The public hearing is scheduled for 6 p.m. March 14 in the Greenville County Council chambers at County Square.
Duke’s rate increase proposal would more than triple its residential basic facilities charge — a flat fee paid each month by each household — and reduce the per-kilowatt-hour usage rate. The two are not separated on bills. The rate increase would take effect in June.
In Duke’s application filed in November, Kodwo Ghartey-Tagoe, Duke’s South Carolina president, said the basic facilities charge increase was proposed because “current rates significantly understate the current cost of service related to the customer component of cost.”
If the proposal is approved, Duke’s residential basic facilities charge will increase from $8.29 per month to $28 per month. The application said that means customers would pay approximately 93 cents per day for facilities in place to serve them, regardless of how much electricity is used.
Several groups and individual Duke customers have already written letters or submitted testimony opposing the proposal.
John Howat, senior policy analyst at the National Consumer Law Center, said in testimony already filed with the PSC that increasing the basic facilities charge disproportionally harms low-income and low-volume consumers.
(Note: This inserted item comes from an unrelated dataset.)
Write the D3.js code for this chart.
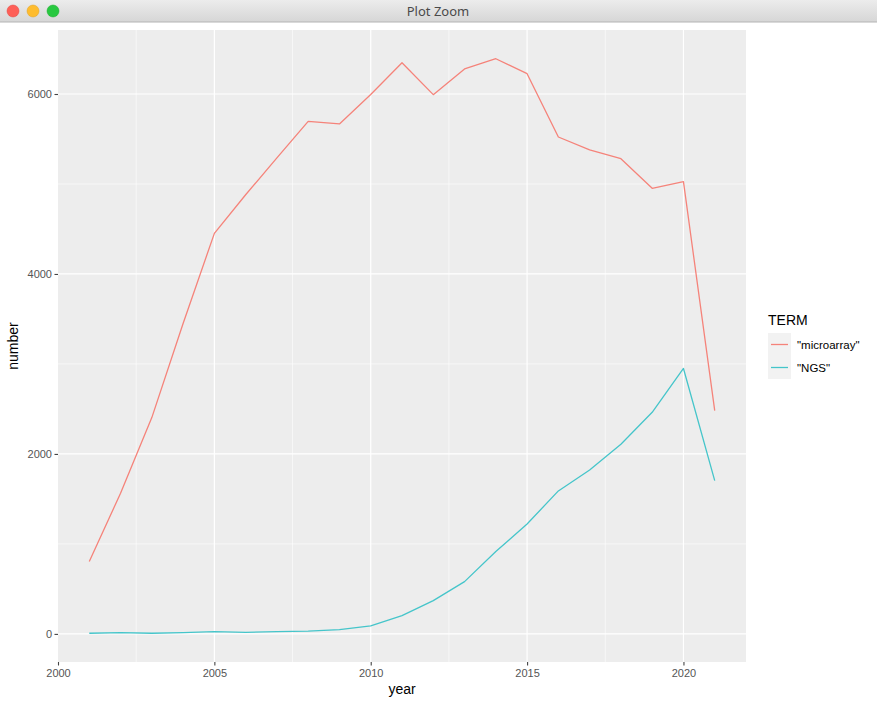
<!DOCTYPE html>
<html><head><meta charset="utf-8">
<script src="https://cdn.jsdelivr.net/npm/d3@7"></script>
<style>
body{margin:0;padding:0;background:#fff;overflow:hidden;}
svg{display:block;}
</style></head>
<body>
<svg id="chart" width="877" height="704"></svg>
<script>
const years = [2001,2002,2003,2004,2005,2006,2007,2008,2009,2010,2011,2012,2013,2014,2015,2016,2017,2018,2019,2020,2021];
const microarray = [805,1563,2404,3450,4451,4880,5290,5696,5667,5995,6347,5993,6278,6392,6226,5522,5378,5281,4952,5026,2481];
const ngs = [7,15,7,15,26,18,25,30,48,89,204,370,581,915,1222,1589,1822,2107,2463,2950,1704];
const seriesNames = ['"microarray"','"NGS"'];
const seriesColors = ["#F5837A","#45C5CA"];
const xTicks = [2000,2005,2010,2015,2020];
const xMinor = [2002.5,2007.5,2012.5,2017.5];
const yTicks = [0,2000,4000,6000];
const yMinor = [1000,3000,5000];

(function(){
const svg = d3.select("#chart");
const font = "'Liberation Sans', Arial, Helvetica, sans-serif";

// window chrome
const defs = svg.append("defs");
const g = defs.append("linearGradient").attr("id","tb").attr("x1",0).attr("y1",0).attr("x2",0).attr("y2",1);
g.append("stop").attr("offset","0%").attr("stop-color","#ececec");
g.append("stop").attr("offset","100%").attr("stop-color","#d6d6d6");
svg.append("rect").attr("x",0).attr("y",0).attr("width",877).attr("height",22).attr("fill","url(#tb)");
svg.append("line").attr("x1",0).attr("x2",877).attr("y1",22).attr("y2",22).attr("stroke","#b4b4b4").attr("stroke-width",1);
[["#fe5f57","#e0443e",13],["#febc2e","#dea123",33],["#28c840","#1aab29",53]].forEach(([f,s,cx])=>{
  svg.append("circle").attr("cx",cx).attr("cy",11).attr("r",6).attr("fill",f).attr("stroke",s).attr("stroke-width",0.5);
});
svg.append("text").attr("x",438).attr("y",15.5).attr("text-anchor","middle")
  .attr("font-family","'Noto Sans', 'Liberation Sans', sans-serif").attr("font-size",13).attr("fill","#4a4a4a").text("Plot Zoom");

// panel
const pLeft=58, pRight=746, pTop=30, pBottom=662;
const allVals = microarray.concat(ngs);
const [vmin,vmax] = d3.extent(allVals);
const pad = (vmax-vmin)*0.05;
const x = d3.scaleLinear().domain([2000,2022]).range([pLeft,pRight]);
const y = d3.scaleLinear().domain([vmin-pad, vmax+pad]).range([pBottom,pTop]);

svg.append("rect").attr("x",pLeft).attr("y",pTop).attr("width",pRight-pLeft).attr("height",pBottom-pTop).attr("fill","#EDEDED");

const grid = svg.append("g");
xMinor.forEach(v=>grid.append("line").attr("x1",x(v)).attr("x2",x(v)).attr("y1",pTop).attr("y2",pBottom).attr("stroke","#fff").attr("stroke-width",0.6));
yMinor.forEach(v=>grid.append("line").attr("y1",y(v)).attr("y2",y(v)).attr("x1",pLeft).attr("x2",pRight).attr("stroke","#fff").attr("stroke-width",0.6));
xTicks.filter(v=>v>2000).forEach(v=>grid.append("line").attr("x1",x(v)).attr("x2",x(v)).attr("y1",pTop).attr("y2",pBottom).attr("stroke","#fff").attr("stroke-width",1.2));
yTicks.forEach(v=>grid.append("line").attr("y1",y(v)).attr("y2",y(v)).attr("x1",pLeft).attr("x2",pRight).attr("stroke","#fff").attr("stroke-width",1.2));

// lines
const line = d3.line().x((d,i)=>x(years[i])).y(d=>y(d));
[microarray, ngs].forEach((s,i)=>{
  svg.append("path").datum(s).attr("d",line).attr("fill","none").attr("stroke",seriesColors[i]).attr("stroke-width",1.3).attr("stroke-linejoin","round");
});

// axes
const xAxis = svg.append("g").attr("transform",`translate(0,${pBottom})`)
  .call(d3.axisBottom(x).tickValues(xTicks).tickFormat(d3.format("d")).tickSize(3.5).tickPadding(2));
const yAxis = svg.append("g").attr("transform",`translate(${pLeft},0)`)
  .call(d3.axisLeft(y).tickValues(yTicks).tickFormat(d3.format("d")).tickSize(3.5).tickPadding(2.5));
[xAxis,yAxis].forEach(a=>{
  a.select(".domain").remove();
  a.selectAll(".tick line").attr("stroke","#444").attr("stroke-width",1.1);
  a.selectAll(".tick text").attr("fill","#555").attr("font-size",11).attr("font-family",font);
});
xAxis.selectAll(".tick text").attr("dy","0.9em");

svg.append("text").attr("x",(pLeft+pRight)/2).attr("y",694).attr("text-anchor","middle")
  .attr("font-family",font).attr("font-size",14).attr("fill","#000").text("year");
svg.append("text").attr("transform",`translate(18,${(pTop+pBottom)/2}) rotate(-90)`).attr("text-anchor","middle")
  .attr("font-family",font).attr("font-size",14).attr("fill","#000").text("number");

// legend
const lg = svg.append("g").attr("transform","translate(768,0)");
lg.append("text").attr("x",0).attr("y",325).attr("font-family",font).attr("font-size",14).attr("fill","#000").text("TERM");
seriesNames.forEach((n,i)=>{
  const ky = 333 + i*23;
  lg.append("rect").attr("x",0).attr("y",ky).attr("width",23).attr("height",23).attr("fill","#F2F2F2");
  lg.append("line").attr("x1",3).attr("x2",20).attr("y1",ky+11.5).attr("y2",ky+11.5).attr("stroke",seriesColors[i]).attr("stroke-width",1.3);
  lg.append("text").attr("x",29).attr("y",ky+15.5).attr("font-family",font).attr("font-size",11.5).attr("fill","#000").text(n);
});
})();
</script>
</body></html>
He testified on behalf of the state NAACP, South Carolina Coastal Conservation League, and Upstate Forever.
In his testimony, Howat said low-income households and households headed by those over the age of 65 use less electricity than their counterparts, and that increased monthly fixed charges “unfairly cause disproportionate harm and exacerbate pre-existing problems with electric-utility affordability and home-energy security faced by many of these households.”
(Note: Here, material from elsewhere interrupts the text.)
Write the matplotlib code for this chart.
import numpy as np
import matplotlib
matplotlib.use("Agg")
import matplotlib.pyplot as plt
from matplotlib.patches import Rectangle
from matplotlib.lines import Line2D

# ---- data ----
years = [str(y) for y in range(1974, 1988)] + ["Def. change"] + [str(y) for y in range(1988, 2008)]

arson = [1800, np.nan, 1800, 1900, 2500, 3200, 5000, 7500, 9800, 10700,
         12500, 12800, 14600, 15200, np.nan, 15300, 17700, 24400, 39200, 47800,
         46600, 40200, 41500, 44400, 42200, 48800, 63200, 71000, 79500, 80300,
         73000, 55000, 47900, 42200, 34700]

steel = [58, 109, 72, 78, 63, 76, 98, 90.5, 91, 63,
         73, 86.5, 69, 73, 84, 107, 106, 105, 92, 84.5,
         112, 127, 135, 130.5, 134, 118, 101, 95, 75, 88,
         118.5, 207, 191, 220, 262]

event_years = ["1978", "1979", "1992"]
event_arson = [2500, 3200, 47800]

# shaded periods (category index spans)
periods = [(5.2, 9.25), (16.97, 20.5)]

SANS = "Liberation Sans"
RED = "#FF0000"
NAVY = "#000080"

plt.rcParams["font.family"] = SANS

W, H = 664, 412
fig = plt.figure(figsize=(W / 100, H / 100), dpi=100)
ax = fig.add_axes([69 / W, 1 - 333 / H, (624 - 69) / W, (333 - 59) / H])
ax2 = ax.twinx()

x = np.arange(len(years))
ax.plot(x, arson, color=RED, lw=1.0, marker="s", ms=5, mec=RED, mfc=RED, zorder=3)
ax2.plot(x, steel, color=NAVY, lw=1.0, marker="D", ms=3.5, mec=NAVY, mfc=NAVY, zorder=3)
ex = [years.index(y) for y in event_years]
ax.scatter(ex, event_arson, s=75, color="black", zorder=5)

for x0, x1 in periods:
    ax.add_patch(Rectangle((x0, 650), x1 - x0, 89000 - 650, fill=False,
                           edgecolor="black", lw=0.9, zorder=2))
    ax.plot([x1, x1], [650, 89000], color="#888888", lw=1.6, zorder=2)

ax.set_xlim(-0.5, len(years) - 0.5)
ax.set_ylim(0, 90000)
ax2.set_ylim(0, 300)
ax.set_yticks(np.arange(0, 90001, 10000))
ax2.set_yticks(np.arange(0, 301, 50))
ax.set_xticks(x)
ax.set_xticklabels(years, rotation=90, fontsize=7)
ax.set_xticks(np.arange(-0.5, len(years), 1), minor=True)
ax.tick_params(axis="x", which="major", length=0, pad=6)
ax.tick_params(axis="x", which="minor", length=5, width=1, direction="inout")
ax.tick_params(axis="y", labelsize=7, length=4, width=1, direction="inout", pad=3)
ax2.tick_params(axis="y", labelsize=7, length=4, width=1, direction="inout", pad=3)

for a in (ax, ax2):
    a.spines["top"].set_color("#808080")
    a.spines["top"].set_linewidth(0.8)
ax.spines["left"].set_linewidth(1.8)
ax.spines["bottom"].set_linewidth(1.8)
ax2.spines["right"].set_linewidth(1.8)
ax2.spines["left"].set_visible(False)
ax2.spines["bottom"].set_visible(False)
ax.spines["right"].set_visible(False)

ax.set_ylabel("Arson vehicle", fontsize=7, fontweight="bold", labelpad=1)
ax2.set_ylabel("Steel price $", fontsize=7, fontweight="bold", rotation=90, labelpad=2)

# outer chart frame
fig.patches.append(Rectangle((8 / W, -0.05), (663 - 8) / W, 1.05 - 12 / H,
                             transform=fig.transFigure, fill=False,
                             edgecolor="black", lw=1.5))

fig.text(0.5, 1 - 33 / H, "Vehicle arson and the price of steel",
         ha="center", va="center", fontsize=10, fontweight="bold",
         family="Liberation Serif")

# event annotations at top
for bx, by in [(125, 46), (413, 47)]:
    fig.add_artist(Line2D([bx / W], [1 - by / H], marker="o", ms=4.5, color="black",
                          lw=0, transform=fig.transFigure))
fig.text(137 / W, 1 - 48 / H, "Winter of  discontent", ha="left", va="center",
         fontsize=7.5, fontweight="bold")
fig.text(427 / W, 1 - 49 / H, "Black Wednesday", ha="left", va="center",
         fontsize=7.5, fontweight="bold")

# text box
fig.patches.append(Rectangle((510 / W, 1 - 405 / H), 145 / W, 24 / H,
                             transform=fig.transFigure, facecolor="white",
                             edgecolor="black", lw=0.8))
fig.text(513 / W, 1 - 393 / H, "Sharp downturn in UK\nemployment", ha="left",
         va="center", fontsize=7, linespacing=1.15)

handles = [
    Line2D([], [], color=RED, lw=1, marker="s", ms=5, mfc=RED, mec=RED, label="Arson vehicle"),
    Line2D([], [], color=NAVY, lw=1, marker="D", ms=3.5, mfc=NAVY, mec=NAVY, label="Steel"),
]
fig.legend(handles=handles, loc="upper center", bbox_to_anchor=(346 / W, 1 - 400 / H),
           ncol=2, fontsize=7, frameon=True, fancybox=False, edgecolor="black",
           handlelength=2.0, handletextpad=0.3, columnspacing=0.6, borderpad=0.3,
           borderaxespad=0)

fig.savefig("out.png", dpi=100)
Justin Barnes, director of research with EQ Research, has testified that, if approved, the residential basic facilities charge would be the highest residential customer charge in the country among investor-owned utilities. He also testified it is based on a “fatally flawed methodology and veers away from traditional principles of rate design.”
Barnes testified the proposal would reduce the ability of customers to adopt solar energy and energy efficiency to manage their electric bills.
If the rate increase is approved as proposed, Duke Energy Carolinas’ revenue will increase about $168 million, a 10 percent increase in annual revenue, according to the application.
Duke says it needs the extra revenue to cover $62 million it has spent on coal ash cleanup, $152 million spent on new solar farms, $639 million spent to convert old coal plants like the Lee Steam Station in Anderson County to natural gas, $126 million to relicense hydroelectric dams, and $125 million to recover costs on the Lee Nuclear Station in Gaffney that was canceled two years ago. The increase would also allow Duke to reach a “return on equity” of 10.5 percent, the application said.
Duke Energy Carolinas’ last rate change was in 2013.
Duke Energy has asked the South Carolina Public Service Commission for a rate increase. If approved as proposed, average rates would increase:
12.1 percent for residential
7.7 percent for commercial
8.8 percent for industrial
If Duke’s rate increase request is approved, a residential customer using 1,000 kilowatt-hours would see his bill increase by $15.57 per month.